Why Your AI-Built App Breaks at Scale (And What Actually Fixes It)
You shipped something with Lovable or Bolt in two weeks. It works. Users are signing up. Then you hit the wall: your database is locked on the builder's servers, you have no rollback strategy, and scaling means rebuilding from scratch on real infrastructure.
This isn't a failure. It's the gap between iteration and production.
Here's what's actually happening. AI builders are optimized for speed, not durability. They give you a database, but it lives in their cloud. They let you export code, but without proper deployment infrastructure, that code is just files. You get no CI/CD pipeline, no deployment history, no way to roll back in 30 seconds when something breaks at 2am.
The math gets worse the bigger you grow. A solo founder migrating a Bolt app to production infrastructure discovers they need database migrations, environment variables, SSL certificates, monitoring, and a deployment strategy. What took two weeks to build takes three weeks to move to production. That's not scaling. That's starting over.
Most teams try to solve this by hand. Manual exports, SSH into servers, pray the migration works. One team did this with a Base44 app managing 10+ organizations. It took a full sprint. Another founder moved an Emergent app to Vercel in a single sprint, but only because they knew exactly what they were doing.
You shouldn't need to be a DevOps engineer to ship code you built.
The fix is straightforward: take the code your AI builder generated, deploy it to infrastructure you own, keep your database under your control, and build a real deployment pipeline. Not a side project. Not a weekend rebuild. A single command.
That's why teams use Nometria.
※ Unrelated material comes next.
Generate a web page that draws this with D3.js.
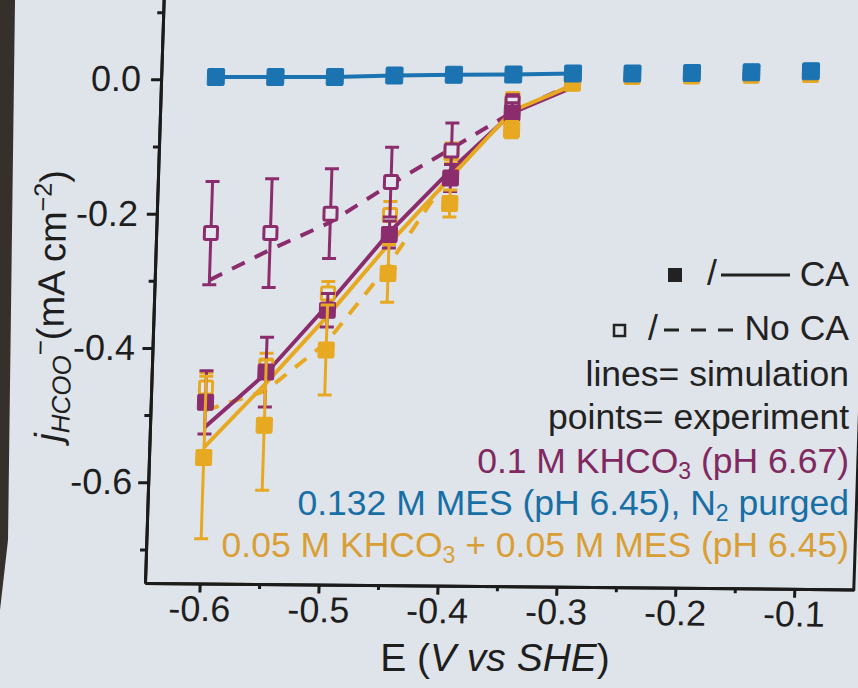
<!DOCTYPE html>
<html>
<head>
<meta charset="utf-8">
<title>Formate partial current density vs potential</title>
<script src="https://d3js.org/d3.v7.min.js"></script>
<style>
  body { margin: 0; background: #dfe4ea; }
  svg { display: block; font-family: "Liberation Sans", Arial, sans-serif; }
  .axis path, .axis line { stroke: #1b1b1b; stroke-width: 3px; }
  .axis text { font-size: 36px; fill: #1e1e1e; }
  .legend text { font-size: 35.5px; }
</style>
</head>
<body>
<svg width="858" height="688"></svg>
<script>
// potentials (V vs SHE)
const potentials = [-0.6, -0.55, -0.5, -0.45, -0.4, -0.35, -0.3, -0.25, -0.2, -0.15, -0.1];
const simPotentials = potentials.slice(0, 7);

// simulation lines, j HCOO- (mA cm-2)
const simKhco3CA   = [-0.518, -0.438, -0.336, -0.228, -0.135, -0.050, -0.012];
const simKhco3NoCA = [-0.299, -0.254, -0.213, -0.156, -0.103, -0.049, -0.007];
const simMixCA     = [-0.548, -0.453, -0.353, -0.245, -0.146, -0.047, -0.009];
const simMixNoCA   = [-0.493, -0.464, -0.392, -0.277, -0.140, -0.050, -0.008];
const simMesCA     = [0.0034, 0.0034, 0.0034, 0.0055, 0.0067, 0.0070, 0.0085];

// experiments, with error bars
const expKhco3CA       = [-0.481, -0.436, -0.344, -0.231, -0.147, -0.050, -0.004, 0.007, 0.008, 0.009, 0.011];
const expKhco3CAErr    = [0.047, 0.052, 0.025, 0.020, 0.020, 0.015, 0.008, 0.006, 0.006, 0.006, 0.006];
const expKhco3NoCA     = [-0.229, -0.229, -0.200, -0.153, -0.106, -0.035, -0.005];
const expKhco3NoCAErr  = [0.077, 0.081, 0.067, 0.052, 0.041, 0.012, 0.005];
const expMixCA         = [-0.563, -0.515, -0.403, -0.289, -0.185, -0.075, -0.006, 0.004, 0.005, 0.006, 0.007];
const expMixCAErr      = [0.121, 0.097, 0.067, 0.043, 0.020, 0.012, 0.006, 0.003, 0.003, 0.003, 0.003];
const expMixNoCA       = [-0.459, -0.426, -0.319, -0.202, -0.110, -0.030, -0.003];
const expMixNoCAErr    = [0.022, 0.018, 0.018, 0.020, 0.015, 0.010, 0.005];
const expMesCA         = [0.0034, 0.0034, 0.0034, 0.0055, 0.0067, 0.0070, 0.0085, 0.0085, 0.0094, 0.0104, 0.0119];

const xMajor = [-0.6, -0.5, -0.4, -0.3, -0.2, -0.1];
const xMinor = [-0.55, -0.45, -0.35, -0.25, -0.15];
const yMajor = [-0.6, -0.4, -0.2, 0.0];
const yMinor = [-0.7, -0.5, -0.3, -0.1, 0.1];

const purple = "#8b2c6c", blue = "#1b73b1", gold = "#e7a922";

const svg = d3.select("svg");
const W = 858, H = 688;
const left = 145, right = 854, bottom = 583;

svg.append("rect").attr("width", W).attr("height", H).attr("fill", "#dfe4ea");
// dark edge of the projector screen
svg.append("path").attr("d", "M0,0L15,0L8,540L0,610Z").attr("fill", "#36302d");

const x = d3.scaleLinear().domain([-0.646, -0.05]).range([left, right]);
const y = d3.scaleLinear().domain([-0.75, 0.13]).range([bottom, -8]);

// the photo is slightly slanted, so skew the plot
const skew = k => `translate(0,${bottom}) skewX(${-Math.atan(k) * 180 / Math.PI}) translate(0,${-bottom})`;
const plot = svg.append("g").attr("transform", skew(0.032));
const fmt = d => d3.format(".1f")(d).replace("−", "-");
const slope = 0.009; // bottom edge drops a little to the right
const xAxisPos = `translate(${left},${bottom}) skewY(${Math.atan(slope) * 180 / Math.PI}) translate(${-left},0)`;

// axes
plot.append("g").attr("class", "axis")
  .attr("transform", xAxisPos)
  .call(d3.axisBottom(x).tickValues(xMinor).tickSize(5).tickSizeOuter(0).tickFormat(""));
plot.append("g").attr("class", "axis")
  .attr("transform", xAxisPos)
  .call(d3.axisBottom(x).tickValues(xMajor).tickSize(9).tickSizeOuter(0).tickPadding(3).tickFormat(fmt));
plot.append("g").attr("class", "axis")
  .attr("transform", `translate(${left},0)`)
  .call(d3.axisLeft(y).tickValues(yMinor).tickSize(6).tickSizeOuter(0).tickFormat(""));
plot.append("g").attr("class", "axis")
  .attr("transform", `translate(${left},0)`)
  .call(d3.axisLeft(y).tickValues(yMajor).tickSize(10).tickSizeOuter(0).tickFormat(""));
plot.append("line").attr("x1", right).attr("x2", right)
  .attr("y1", bottom + slope * (right - left) + 1.5).attr("y2", -20)
  .attr("stroke", "#1b1b1b").attr("stroke-width", 3);

// simulation lines
const sims = [
  { v: simKhco3NoCA, color: purple, dash: "14,11" },
  { v: simMixNoCA, color: gold, dash: "14,11" },
  { v: simKhco3CA, color: purple, dash: null },
  { v: simMixCA, color: gold, dash: null }
];
const line = d3.line().x(d => x(d[0])).y(d => y(d[1]));
sims.forEach(s => {
  plot.append("path")
    .datum(simPotentials.map((p, i) => [p, s.v[i]]))
    .attr("d", line)
    .attr("fill", "none")
    .attr("stroke", s.color)
    .attr("stroke-width", 4)
    .attr("stroke-dasharray", s.dash);
});

// experimental points with error bars
function points(vals, errs, color, filled, size) {
  const data = vals.map((v, i) => ({ e: potentials[i], v: v, err: errs ? errs[i] : 0 }));
  const g = plot.append("g");
  if (errs) {
    const bars = g.selectAll(".bar").data(data).enter().append("g")
      .attr("stroke", color).attr("stroke-width", 3);
    bars.append("line")
      .attr("x1", d => x(d.e)).attr("x2", d => x(d.e))
      .attr("y1", d => y(d.v - d.err)).attr("y2", d => y(d.v + d.err));
    [1, -1].forEach(s => {
      bars.append("line")
        .attr("x1", d => x(d.e) - 7).attr("x2", d => x(d.e) + 7)
        .attr("y1", d => y(d.v + s * d.err)).attr("y2", d => y(d.v + s * d.err));
    });
  }
  g.selectAll("rect").data(data).enter().append("rect")
    .attr("x", d => x(d.e) - size / 2)
    .attr("y", d => y(d.v) - size / 2)
    .attr("width", size).attr("height", size)
    .attr("rx", 1.5)
    .attr("fill", filled ? color : "#e4e8ee")
    .attr("stroke", color)
    .attr("stroke-width", filled ? 1 : 3);
}
points(expMixNoCA, expMixNoCAErr, gold, false, 13);
points(expKhco3NoCA, expKhco3NoCAErr, purple, false, 13);
points(expKhco3CA, expKhco3CAErr, purple, true, 16);
points(expMixCA, expMixCAErr, gold, true, 16);

plot.append("path")
  .datum(simPotentials.map((p, i) => [p, simMesCA[i]]))
  .attr("d", line)
  .attr("fill", "none")
  .attr("stroke", blue)
  .attr("stroke-width", 4);
points(expMesCA, null, blue, true, 17);

// y tick labels and title (less slanted in the photo)
const lab = svg.append("g").attr("transform", skew(0.022));
lab.append("g").attr("class", "axis")
  .attr("transform", "translate(130,0)")
  .call(d3.axisLeft(y).tickValues(yMajor).tickSize(0).tickPadding(0).tickFormat(fmt))
  .call(g => g.select(".domain").remove());

const yTitle = lab.append("text")
  .attr("transform", "translate(58,306) rotate(-90)")
  .attr("text-anchor", "middle")
  .attr("font-size", 38)
  .attr("fill", "#1e1e1e");
yTitle.append("tspan").attr("font-style", "italic").text("j");
yTitle.append("tspan").attr("font-style", "italic").attr("font-size", 26).attr("dy", 8).text("HCOO");
yTitle.append("tspan").attr("font-size", 26).attr("dy", -22).text("−");
yTitle.append("tspan").attr("dy", 14).text("(mA cm");
yTitle.append("tspan").attr("font-size", 25).attr("dy", -15).text("−2");
yTitle.append("tspan").attr("dy", 15).text(")");

// x title
const xTitle = svg.append("text")
  .attr("x", 495).attr("y", 671)
  .attr("text-anchor", "middle")
  .attr("font-size", 39)
  .attr("fill", "#1e1e1e");
xTitle.append("tspan").text("E (");
xTitle.append("tspan").attr("font-style", "italic").text("V vs SHE");
xTitle.append("tspan").text(")");

// legend
const legend = svg.append("g").attr("class", "legend");
const lx = 849;
legend.append("rect").attr("x", 668).attr("y", 268).attr("width", 14).attr("height", 14).attr("fill", "#222");
legend.append("text").attr("x", 707).attr("y", 285).attr("font-size", 27).attr("fill", "#222").text("/");
legend.append("line").attr("x1", 721).attr("x2", 790).attr("y1", 275).attr("y2", 275)
  .attr("stroke", "#222").attr("stroke-width", 3);
legend.append("text").attr("x", lx).attr("y", 286).attr("text-anchor", "end").attr("fill", "#222").text("CA");

legend.append("rect").attr("x", 614).attr("y", 325).attr("width", 11).attr("height", 11)
  .attr("fill", "none").attr("stroke", "#222").attr("stroke-width", 2.5);
legend.append("text").attr("x", 648).attr("y", 340).attr("font-size", 27).attr("fill", "#222").text("/");
legend.append("line").attr("x1", 664).attr("x2", 734).attr("y1", 330).attr("y2", 330)
  .attr("stroke", "#222").attr("stroke-width", 3).attr("stroke-dasharray", "15,12");
legend.append("text").attr("x", lx).attr("y", 340).attr("text-anchor", "end").attr("fill", "#222").text("No CA");

legend.append("text").attr("x", lx).attr("y", 386).attr("text-anchor", "end").attr("fill", "#222").text("lines= simulation");
legend.append("text").attr("x", lx).attr("y", 429).attr("text-anchor", "end").attr("fill", "#222").text("points= experiment");

function sub(t, parts, color) {
  parts.forEach(p => {
    const s = t.append("tspan").text(p[0]);
    if (p[1] === "sub") s.attr("font-size", 23).attr("dy", 6);
    if (p[1] === "up") s.attr("dy", -6);
  });
  t.attr("fill", color);
}
sub(legend.append("text").attr("x", lx).attr("y", 473).attr("text-anchor", "end"),
  [["0.1 M KHCO"], ["3", "sub"], [" (pH 6.67)", "up"]], "#7f2960");
sub(legend.append("text").attr("x", lx).attr("y", 515).attr("text-anchor", "end"),
  [["0.132 M MES (pH 6.45), N"], ["2", "sub"], [" purged", "up"]], "#176fa6");
sub(legend.append("text").attr("x", lx).attr("y", 557).attr("text-anchor", "end"),
  [["0.05 M KHCO"], ["3", "sub"], [" + 0.05 M MES (pH 6.45)", "up"]], "#d99f36");
</script>
</body>
</html>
You export from your builder (or we grab it directly via Chrome extension), and it deploys to AWS, Vercel, Supabase, or your own infrastructure. One-click from VS Code. GitHub two-way sync. Preview servers before you ship. Full rollback history. Your data never leaves your database.
SmartFixOS migrated from Base44 and now manages customer jobs and invoicing with real revenue. Wright Choice Mentoring scaled from one builder to a multi-tenant platform serving 10+ organizations. A two-person team shipped a production SaaS in a single sprint.
They all started the same way you did. They just didn't stay stuck.
When you're evaluating how to move from builder to production, ask yourself this: do I own my code and my data, or am I renting them? Can I deploy in 30 seconds? Can I rollback if something breaks?
If the answer is no, you're not actually in production yet.